In the beginning, Vanilla Bean deposited his waste where ever he happened to be. Eventually, his master taught him there are certain places you do that sort of thing. While well-placed diapers serve little humans with regard to this function, it is important to realize that as we grow and mature as Christians we need to incorporate better ways of dealing with our yucky stuff. For example: If we are angry, we need to learn to be angry without sinning. This means dumping our stuff without injuring or hurting the other person. When we intentionally and heart-fully make the choice to dispose of our frustrations and hurts by forgiving others as well as asking for forgiveness for our own less than thoughtful or considerate behaviors and actions, we minimize the damage and suffering we may wreck on the very people we say we love.

Have we forgotten our first love? 

The joy of being a puppy does not last long, for either Vanilla Bean or the human family who provides a home for him to grow and flourish. In his youth he lavished warm, sloppy kisses on any face within tongue-shot. He ran pell-mell on the heels of everyone, eagerly anticipating opportunities to leap into welcoming arms for big hugs and squeezes. Those things still happen, only now, Vanilla Bean moves with a grace and maturity befitting a grown-up dog—without losing a sense of his delightful puppy playfulness.

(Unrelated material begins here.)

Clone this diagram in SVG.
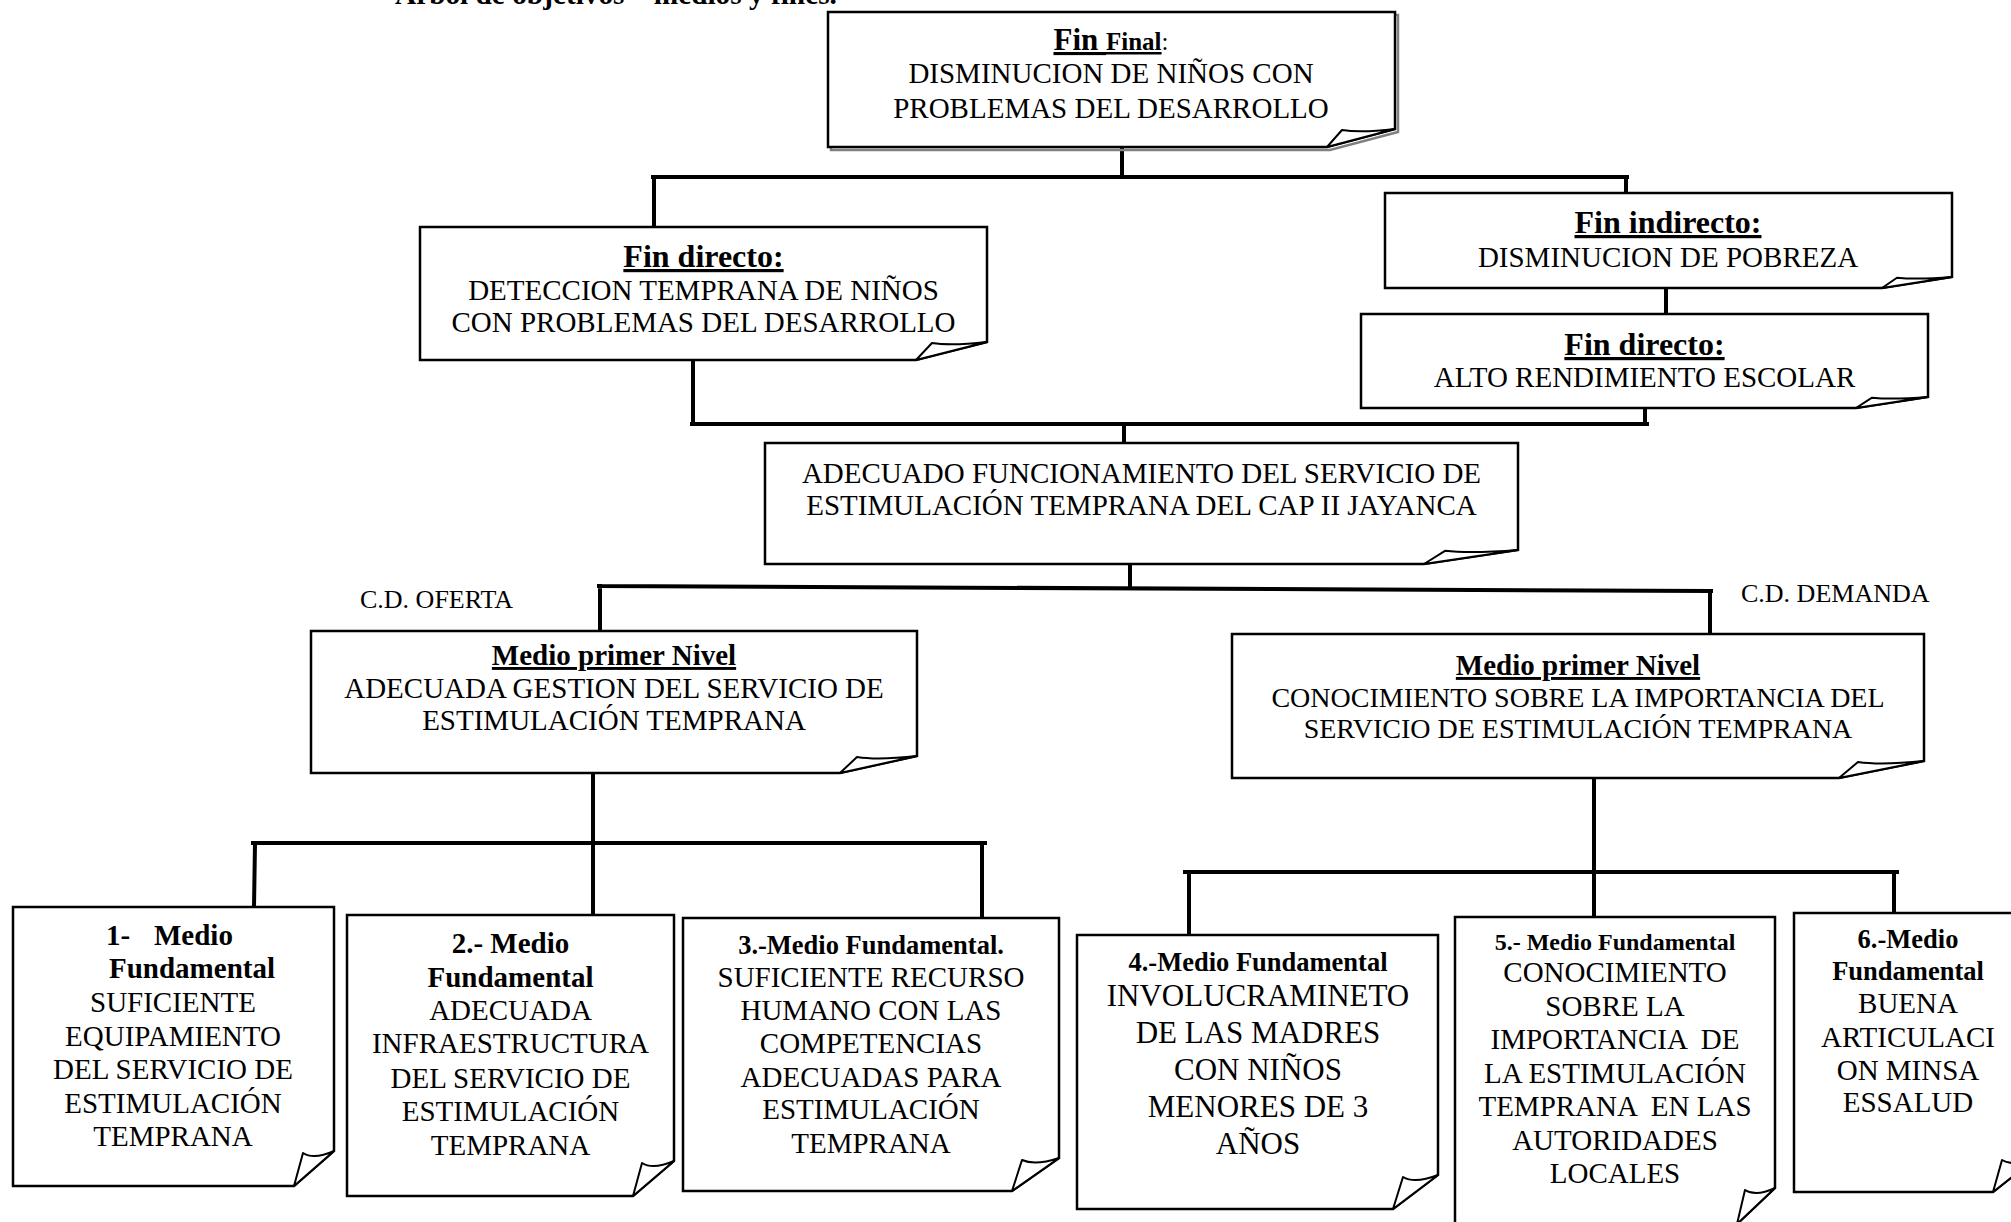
<svg xmlns="http://www.w3.org/2000/svg" width="2011" height="1222" viewBox="0 0 2011 1222">
<style>
  text { font-family: "Liberation Serif", "Times New Roman", serif; fill: #000; }
  .t { font-size: 29px; text-anchor: middle; }
  .t28 { font-size: 28px; text-anchor: middle; }
  .t31 { font-size: 31px; text-anchor: middle; }
  .h32 { font-size: 32px; font-weight: bold; text-anchor: middle; text-decoration: underline; }
  .h29u { font-size: 29px; font-weight: bold; text-anchor: middle; text-decoration: underline; }
  .b29 { font-size: 29px; font-weight: bold; }
  .b26 { font-size: 26.5px; font-weight: bold; text-anchor: middle; }
  .b24 { font-size: 24px; font-weight: bold; text-anchor: middle; }
  .lbl { font-size: 26px; }
  .box { fill: #fff; stroke: #000; stroke-width: 2.5; stroke-linejoin: miter; }
  .fold { fill: #fff; stroke: #000; stroke-width: 2; stroke-linejoin: round; }
  .con { fill: none; stroke: #000; stroke-width: 4; stroke-linecap: square; }
</style>

<text x="395" y="4" style="font-size:29.3px;font-weight:bold">Arbol de objetivos – medios y fines.</text>

<g id="connectors">
  <path class="con" d="M1122,149 V177 M653,177 H1627 M654,177 V227 M1626,177 V193"/>
  <path class="con" d="M1666,288 V314"/>
  <path class="con" d="M693,360 V424 M1645,408 V424 M692,424 H1647 M1124,424 V443"/>
  <path class="con" d="M1130,564 V588 M599,586 L1711,591 M600,586 V631 M1710,591 V634"/>
  <path class="con" d="M593,773 V915 M253,843 H985 M255,843 L254,907 M982,843 V918"/>
  <path class="con" d="M1594,778 V917 M1185,872 H1897 M1189,872 V935 M1894,872 V913"/>
</g>

<g id="fin-final">
  <path d="M831,15 H1398 V132 L1330,150 H831 Z" fill="none" stroke="#808080" stroke-width="2.5"/>
  <path class="box" d="M828,12 H1395 V129 L1327,147 H828 Z"/>
  <path class="fold" d="M1327,147 L1342,130 Q1361,133 1395,129 Z"/>
  <text x="1111" y="50" text-anchor="middle"><tspan style="font-size:31px;font-weight:bold;text-decoration:underline">Fin </tspan><tspan style="font-size:25px;font-weight:bold;text-decoration:underline">Final</tspan><tspan style="font-size:25px">:</tspan></text>
  <text class="t" x="1111" y="83">DISMINUCION DE NIÑOS CON</text>
  <text class="t" x="1111" y="118">PROBLEMAS DEL DESARROLLO</text>
</g>

<g id="fin-directo-1">
  <path class="box" d="M420,227 H987 V342 L916,360 H420 Z"/>
  <path class="fold" d="M916,360 L932,343 Q951,346 987,342 Z"/>
  <text class="h32" x="703.5" y="267">Fin directo:</text>
  <text class="t" x="703.5" y="300">DETECCION TEMPRANA DE NIÑOS</text>
  <text class="t" x="703.5" y="332">CON PROBLEMAS DEL DESARROLLO</text>
</g>

<g id="fin-indirecto">
  <path class="box" d="M1385,193 H1952 V277 L1882,288 H1385 Z"/>
  <path class="fold" d="M1882,288 L1897,277.7 Q1917,279.8 1952,277 Z"/>
  <text class="h32" x="1668" y="233">Fin indirecto:</text>
  <text class="t" x="1668" y="267">DISMINUCION DE POBREZA</text>
</g>

<g id="fin-directo-2">
  <path class="box" d="M1361,314 H1928 V397 L1856,408 H1361 Z"/>
  <path class="fold" d="M1856,408 L1872,397.7 Q1892,399.8 1928,397 Z"/>
  <text class="h32" x="1644.5" y="355">Fin directo:</text>
  <text class="t" x="1644.5" y="387">ALTO RENDIMIENTO ESCOLAR</text>
</g>

<g id="central">
  <path class="box" d="M765,443 H1518 V550 L1424,564 H765 Z"/>
  <path class="fold" d="M1424,564 L1445,550.8 Q1471,553.6 1518,550 Z"/>
  <text class="t" x="1141.5" y="483">ADECUADO FUNCIONAMIENTO DEL SERVICIO DE</text>
  <text class="t" x="1141.5" y="515">ESTIMULACIÓN TEMPRANA DEL CAP II JAYANCA</text>
</g>

<text class="lbl" x="360" y="608">C.D. OFERTA</text>
<text class="lbl" x="1741" y="602">C.D. DEMANDA</text>

<g id="medio-oferta">
  <path class="box" d="M311,631 H917 V756 L840,773 H311 Z"/>
  <path class="fold" d="M840,773 L857,757 Q878,760.4 917,756 Z"/>
  <text class="h29u" x="614" y="665">Medio primer Nivel</text>
  <text class="t" x="614" y="698">ADECUADA GESTION DEL SERVICIO DE</text>
  <text class="t" x="614" y="730">ESTIMULACIÓN TEMPRANA</text>
</g>

<g id="medio-demanda">
  <path class="box" d="M1232,634 H1924 V761 L1839,778 H1232 Z"/>
  <path class="fold" d="M1839,778 L1858,762 Q1881,765.4 1924,761 Z"/>
  <text class="h29u" x="1578" y="675">Medio primer Nivel</text>
  <text class="t28" x="1578" y="707">CONOCIMIENTO SOBRE LA IMPORTANCIA DEL</text>
  <text class="t28" x="1578" y="738">SERVICIO DE ESTIMULACIÓN TEMPRANA</text>
</g>

<g id="medio-fund-1">
  <path class="box" d="M13,907 H334 V1151 L294,1186 H13 Z"/>
  <path class="fold" d="M294,1186 L303,1153 Q314,1160 334,1151 Z"/>
  <text class="b29" x="106" y="945">1-</text>
  <text class="b29" x="154" y="945">Medio</text>
  <text class="b29" x="109" y="978">Fundamental</text>
  <text class="t" x="173" y="1012">SUFICIENTE</text>
  <text class="t" x="173" y="1046">EQUIPAMIENTO</text>
  <text class="t" x="173" y="1079">DEL SERVICIO DE</text>
  <text class="t" x="173" y="1113">ESTIMULACIÓN</text>
  <text class="t" x="173" y="1146">TEMPRANA</text>
</g>

<g id="medio-fund-2">
  <path class="box" d="M347,915 H674 V1161 L633,1196 H347 Z"/>
  <path class="fold" d="M633,1196 L642,1163 Q653,1170 674,1161 Z"/>
  <text class="b29" x="510.5" y="953" text-anchor="middle">2.- Medio</text>
  <text class="b29" x="510.5" y="987" text-anchor="middle">Fundamental</text>
  <text class="t" x="510.5" y="1020">ADECUADA</text>
  <text class="t" x="510.5" y="1053">INFRAESTRUCTURA</text>
  <text class="t" x="510.5" y="1088">DEL SERVICIO DE</text>
  <text class="t" x="510.5" y="1121">ESTIMULACIÓN</text>
  <text class="t" x="510.5" y="1155">TEMPRANA</text>
</g>

<g id="medio-fund-3">
  <path class="box" d="M683,918 H1059 V1158 L1012,1191 H683 Z"/>
  <path class="fold" d="M1012,1191 L1022,1160 Q1035,1166 1059,1158 Z"/>
  <text class="b26" x="871" y="954">3.-Medio Fundamental.</text>
  <text class="t" x="871" y="987">SUFICIENTE RECURSO</text>
  <text class="t" x="871" y="1020">HUMANO CON LAS</text>
  <text class="t" x="871" y="1053">COMPETENCIAS</text>
  <text class="t" x="871" y="1087">ADECUADAS PARA</text>
  <text class="t" x="871" y="1119">ESTIMULACIÓN</text>
  <text class="t" x="871" y="1153">TEMPRANA</text>
</g>

<g id="medio-fund-4">
  <path class="box" d="M1077,935 H1438 V1175 L1393,1209 H1077 Z"/>
  <path class="fold" d="M1393,1209 L1403,1177 Q1415,1184 1438,1175 Z"/>
  <text class="b26" x="1258" y="971">4.-Medio Fundamental</text>
  <text class="t31" x="1258" y="1006">INVOLUCRAMINETO</text>
  <text class="t31" x="1258" y="1043">DE LAS MADRES</text>
  <text class="t31" x="1258" y="1080">CON NIÑOS</text>
  <text class="t31" x="1258" y="1117">MENORES DE 3</text>
  <text class="t31" x="1258" y="1154">AÑOS</text>
</g>

<g id="medio-fund-5">
  <path class="box" d="M1455,917 H1775 V1188 L1737,1224 H1455 Z"/>
  <path class="fold" d="M1737,1224 L1745,1190 Q1756,1197 1775,1188 Z"/>
  <text class="b24" x="1615" y="950">5.- Medio Fundamental</text>
  <text class="t" x="1615" y="982">CONOCIMIENTO</text>
  <text class="t" x="1615" y="1015.5">SOBRE LA</text>
  <text class="t" x="1615" y="1049" xml:space="preserve">IMPORTANCIA  DE</text>
  <text class="t" x="1615" y="1082.5">LA ESTIMULACIÓN</text>
  <text class="t" x="1615" y="1116" xml:space="preserve">TEMPRANA  EN LAS</text>
  <text class="t" x="1615" y="1149.5">AUTORIDADES</text>
  <text class="t" x="1615" y="1183">LOCALES</text>
</g>

<g id="medio-fund-6">
  <path class="box" d="M1794,913 H2036 V1158 L1993,1192 H1794 Z"/>
  <path class="fold" d="M1993,1192 L2002,1160 Q2014,1167 2036,1158 Z"/>
  <text class="b26" x="1908" y="948">6.-Medio</text>
  <text class="b26" x="1908" y="980">Fundamental</text>
  <text class="t" x="1908" y="1013">BUENA</text>
  <text class="t" x="1908" y="1047">ARTICULACI</text>
  <text class="t" x="1908" y="1080">ON MINSA</text>
  <text class="t" x="1908" y="1112">ESSALUD</text>
</g>
</svg>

Jesus exhorts us to “be as little children” [Matthew 18:3-6] in spirit, regardless of our age. What does that mean? Simply, that as life unfolds we are to be open and spontaneous—curious and seeking, in a good way—learning, growing and being stretched as we encounter the spiritual, physical, intellectual and emotional world around and within us. Not forgetting the joy and peace of our first new love with Him will keep us moving in that good and pleasing direction.

Is there a puppy-ness about some of my attitudes or behaviors in need of growing up?

How do I recall the thoughts and feelings of first falling in love with Jesus?

Is He my first love now? If not, why not?

What does it mean for me “to be as a little child” with Jesus as my model?